Keeping the spark after having children

Raising children, calls for mutual understanding between partners. Couples at most will require much effort to ensure they strengthen their bond even after they have had a baby. PHOTO | COURTESY | SHUTTERSTOCK

What you need to know:

  • Raising children, calls for mutual understanding between partners. Many times, the child becomes the centre of focus while the adults forget about themselves. Couples at most will require much effort to ensure they strengthen their bond even after they have had a baby.

Before becoming parents, your relationship with your partner is usually different. You probably had sex whenever and however you wanted, and spent a lot of time together on night dates but since the arrival of the baby, your schedule has changed with little time for you to bond with your partner. 

One of the biggest challenges among new couples is having to adjust and transition into parenthood while keeping the spark in their relationship alive. It is very exciting to become parents but it takes a toll on many relationships. 

From the uncomfortable nights of baby crying to the changes in sex life patterns for most couples experiencing their first months as new parents, this shift goes down heavy on a couple’s romance.

Here couples share how they manage the times and ignite new flames of intimacy for a healthy relationship.

Miriam and JB Halera

The love birds believe that children are ultimately the drive to their relationship because they encourage them to work hard. Miriam says, “We work together even more than before since we now take on shared responsibilities. They instead bring us even closer.”

She tips on healthy practices that can keep a couple’s romance alive. “When the baby comes, it calls for a mother to be clean while handling the baby and the breastmilk that spills on the bed. It is important to keep clean. If possible put up a baby unit that is separate from your space as a couple. The couple space should be elevated with aesthetics that ignite a romance-filled relationship.”

Child handling, for this couple, calls for mutual understanding between partners and should endeavor to bond while parenting.

“Right from pregnancy, I would massage my wife whenever she needed it, which enabled me to be involved in my child’s life and make her feel that we are together in whatever she is going through,” says Halera.

Aisha Nantongo and George Steven Olaktar

At first, Aisha and George found it hard to balance their relationship and parenting.

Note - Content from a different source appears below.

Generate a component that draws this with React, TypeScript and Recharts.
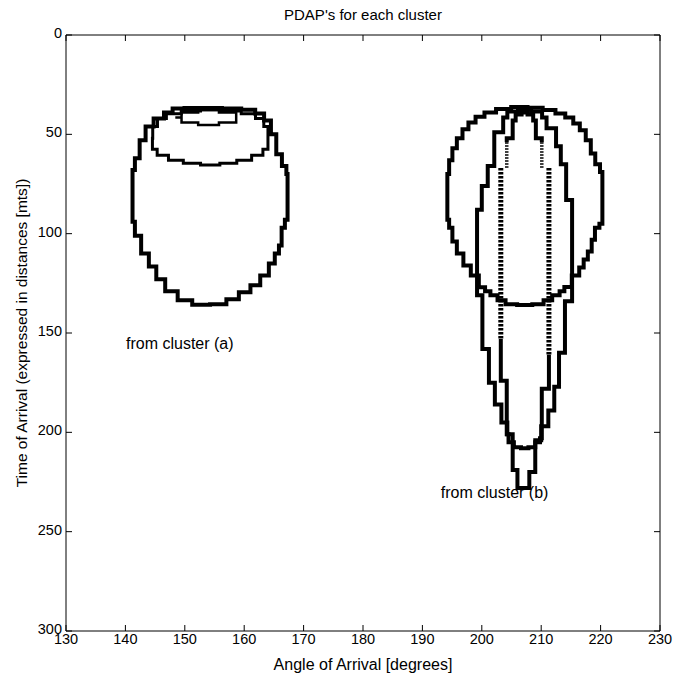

However, with time, they figured it out after inquiring from friends on how they were managing the transition.

“As first time parents, it was not easy but with time, we got used to it. I ensure to give time to both my baby and husband but also create a balance in parenting which we manage as a couple,” Aisha shares.

For the uncomfortable nights, Aisha stays awake and finds a resting time during the days whereas her husband supports her during the day since he works remotely.

“For most of these nights, we get to watch movies together whenever the baby is asleep, especially over the weekend,” she says.

George adds that, “We are usually together on Sundays and if there is any travel activity, we endeavour to attend together.”

Elison and Grace Arinaitwe

Elison and Grace think a couple is expected to execute the highest levels of patience when transitioning into parenthood in order to have a healthy relationship. “Couples can maintain a romantic relationship without necessarily engaging in love making as it keeps the bond strong,” Grace says.

A support system and agreeable grounds can help a couple relate more with each other than being taken up by parenting.

“A couple can hire a nanny or make use of other family to ease the overwhelming duties that come with parenting. This will help them create time for each other and also  deal with postnatal challenges that can affect how they relate with each other.”

The new changes in motherhood require one to share their emotions and to be understood in order to carry on a healthy relationship according to Elison, “Coffee dates, gym to support a mother reduce baby weight, a getaway which allows for time spent together away from the normal routines.”

Vivian and Baker Matovu

A husbands support helps a great deal in improving romance between a couple after giving birth. Baker helps out with some of the baby routines so she can have time for the relationship. The pair reveals that their love grows stronger because of their children. 

“As a couple, we watch movies together with the children and go for outings as a family. We also cook, do shopping and washing the car together,” says Vivian.